Da steckt natürlich auch eine Illusion drin, diejenige, dass es bei uns — grob gesprochen — schon im Großen und Ganzen wirtschaftlich so weitergehen kann. Was ja schlicht nicht stimmt, wenn wir uns unseren endlichen Planeten und die unendliche wirtschaftliche Wachstumsgier im Konflikt damit ansehen. Aber sich vor einer Wahl hinzustellen und den Menschen zu sagen, dass es fundamentale Veränderung braucht, macht halt kein Politiker.
Einige Minuten später sagt Schulz dann:
Die Unterwerfung unter dem Primat der Durchkommerzialisierung unseres gesamten Lebens […] ist zumindest mit mir nicht machbar. Ich glaube deshalb zum Beispiel, dass wir Regeln brauchen, und diese Regel — da kommt mein Europapolitikerdasein ins Spiel — ist auf der nationalen Ebene allein nicht mehr zu erreichen; wir brauchen zum Beispiel Steuerregeln auf europäischer Ebene.
Und vor allem:
Wir sind ein superreiches Land, Europa ist ein superreicher Kontinent, aber es gibt zwei Phänomene: der Reichtum ist weder innerhalb unseres Landes noch innerhalb Europas gerecht verteilt, und er ist zwischen Europa und anderen Regionen der Welt auch nicht gerecht verteilt. Und da sind wir wieder bei dem, was wir am Anfang diskutiert haben: dieser Raubtierkapitalismus, den wir eben beschrieben haben, wo einige wenige ganz Superreiche immer reicher werden, und eine zunehmende Anzahl Menschen ärmer wird, das können wir bekämpfen, da haben wir Instrumente.
Das klingt dann schon sowohl europäisch wie sozialdemokratisch.

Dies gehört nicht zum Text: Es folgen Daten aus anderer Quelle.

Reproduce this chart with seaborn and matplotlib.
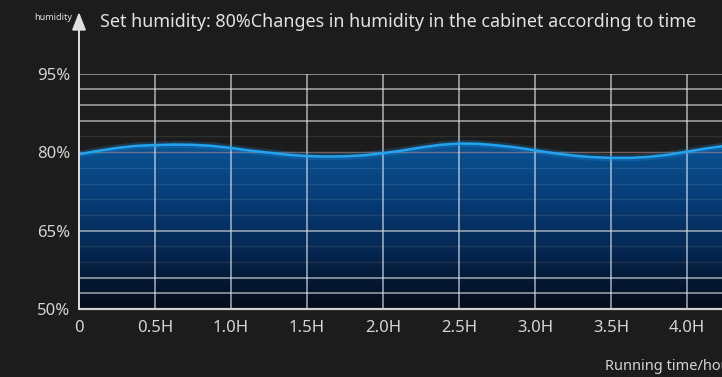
import numpy as np
import pandas as pd
import matplotlib
matplotlib.use("Agg")
import matplotlib.pyplot as plt
from matplotlib.colors import LinearSegmentedColormap
import seaborn as sns

# Cabinet humidity readings (set point 80%), sampled every 7.5 minutes
hours = [0, 0.125, 0.25, 0.375, 0.5, 0.625, 0.75, 0.875, 1.0, 1.125, 1.25,
         1.375, 1.5, 1.625, 1.75, 1.875, 2.0, 2.125, 2.25, 2.375, 2.5, 2.625,
         2.75, 2.875, 3.0, 3.125, 3.25, 3.375, 3.5, 3.625, 3.75, 3.875, 4.0,
         4.125, 4.25]
humidity = [79.6, 80.25, 80.8, 81.2, 81.35, 81.45, 81.4, 81.2, 80.8, 80.3,
            79.9, 79.5, 79.25, 79.15, 79.2, 79.4, 79.8, 80.3, 80.9, 81.4,
            81.65, 81.6, 81.3, 80.9, 80.35, 79.8, 79.35, 79.05, 78.9, 78.9,
            79.1, 79.5, 80.1, 80.7, 81.2]

x_ticks = [0, 0.5, 1.0, 1.5, 2.0, 2.5, 3.0, 3.5, 4.0]
x_tick_labels = ["0", "0.5H", "1.0H", "1.5H", "2.0H", "2.5H", "3.0H", "3.5H", "4.0H"]
y_ticks = [50, 65, 80, 95]
y_tick_labels = ["50%", "65%", "80%", "95%"]
bright_levels = [53, 56, 65, 86, 89, 92, 95]
faint_levels = [59, 62, 68, 71, 74, 77, 83]

title = "Set humidity: 80%Changes in humidity in the cabinet according to time"
y_label = "humidity"
x_label = "Running time/hour"

BG = "#1d1c1c"
TXT = "#d4d4d4"

sns.set_theme(style="dark")
plt.rcParams["font.family"] = ["Noto Sans", "DejaVu Sans"]

df = pd.DataFrame({"hours": hours, "humidity": humidity})

fig = plt.figure(figsize=(7.22, 3.77), dpi=100, facecolor=BG)
ax = fig.add_axes([79 / 722, 68 / 377, 1 - 79 / 722, 235.3 / 377])
ax.set_facecolor(BG)
xmax = 643 / 152

# Gradient area under the curve
poly = ax.fill_between(df["hours"], df["humidity"], 50, facecolor="none",
                       edgecolor="none")
cmap = LinearSegmentedColormap.from_list(
    "depth", ["#040a18", "#05264f", "#073d78", "#0a5596"])
grad = np.linspace(0, 1, 256).reshape(-1, 1)
im = ax.imshow(grad, extent=[0, xmax, 50, 82], origin="lower", cmap=cmap,
               aspect="auto", zorder=1)
im.set_clip_path(poly.get_paths()[0], transform=ax.transData)

# Horizontal guide lines
for lv in bright_levels:
    ax.axhline(lv, color="#d8d8d8", lw=1.1, alpha=0.75, zorder=2)
for lv in faint_levels:
    ax.axhline(lv, color="#c8c8c8", lw=1.0, alpha=0.12, zorder=2)
ax.axhline(80, color="#c09090", lw=1.0, alpha=0.55, zorder=2)

# Vertical guide lines
for xv in x_ticks[1:]:
    ax.axvline(xv, color="#d8e4f0", lw=1.1, alpha=0.75, zorder=2)

# Humidity curve with soft glow
sns.lineplot(data=df, x="hours", y="humidity", ax=ax, color="#1d8fd8",
             lw=5, alpha=0.25, zorder=4)
sns.lineplot(data=df, x="hours", y="humidity", ax=ax, color="#23a3ee",
             lw=1.8, zorder=5)

ax.set_xlim(0, xmax)
ax.set_ylim(50, 95)
for s in ax.spines.values():
    s.set_visible(False)

# Axes lines
ax.axhline(50, color="#d0d0d0", lw=1.6, zorder=6, clip_on=False)
ax.annotate("", xy=(0, 106.8), xytext=(0, 50), xycoords="data",
            annotation_clip=False,
            arrowprops=dict(arrowstyle="-|>,head_length=0.9,head_width=0.35",
                            color="#e0e0e0", lw=1.4, shrinkA=0, shrinkB=0),
            zorder=7)

ax.set_xticks(x_ticks)
ax.set_xticklabels(x_tick_labels)
ax.set_yticks(y_ticks)
ax.set_yticklabels(y_tick_labels)
ax.tick_params(axis="x", length=0, pad=8, labelsize=12, colors=TXT)
ax.tick_params(axis="y", length=0, pad=6, labelsize=12, colors=TXT)
ax.grid(False)
ax.set_xlabel("")
ax.set_ylabel("")

fig.text(100 / 722, 1 - 22 / 377, title, va="center", ha="left",
         fontsize=12.9, color="#e2e2e2")
fig.text(72 / 722, 1 - 17 / 377, y_label, va="center", ha="right",
         fontsize=6.5, color="#e0e0e0", weight="bold")
fig.text(605 / 722, 1 - 367 / 377, x_label, va="center", ha="left",
         fontsize=10.5, color=TXT)

fig.savefig("out.png", dpi=100, facecolor=BG)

Insgesamt ist das ein sehenswertes Interview, weil Precht vor allem auch interessante Fragen stellt — beispielsweise zur Digitalisierung der Welt und Arbeitslosigkeit durch Automatisierung, zu Politik als Dienstleistung, zu „Erasmus für alle“, oder auch zum Staatsbürgertum oder der Ökologie im Konflikt mit einer Werbewelt, die ständig nur die Jagd nach dem persönlichen Vorteil propagiert.
Und dann gibt es noch den extrem unterhaltsamen Schulz-und-Sühne-Text beim Stern zur Kandidatur von Martin Schulz, der nicht nur den schönen Namendreiklang Schmidt – Schröder – Schulz präsentiert, sondern auch so feine Absätze wie diesen zu bieten hat:
Dieses jovial hemdsärmelige, mitunter schnoddrige, diese fast schon autosuggestive Überzeugtheit von sich selbst, gepaart mit der Bereitschaft, bei politischen Gegnern vom Kaliber eines Berlusconi den Bizeps anzuspannen- vielleicht schwingt da ja auch die leise Hoffnung mit, dass es den Erdogans und Trumps dieser Welt bald ganz ähnlich ergehen könne.
Da ist was dran, glaube ich. Den Schulz würde ich schon gern mal auf Trump loslassen.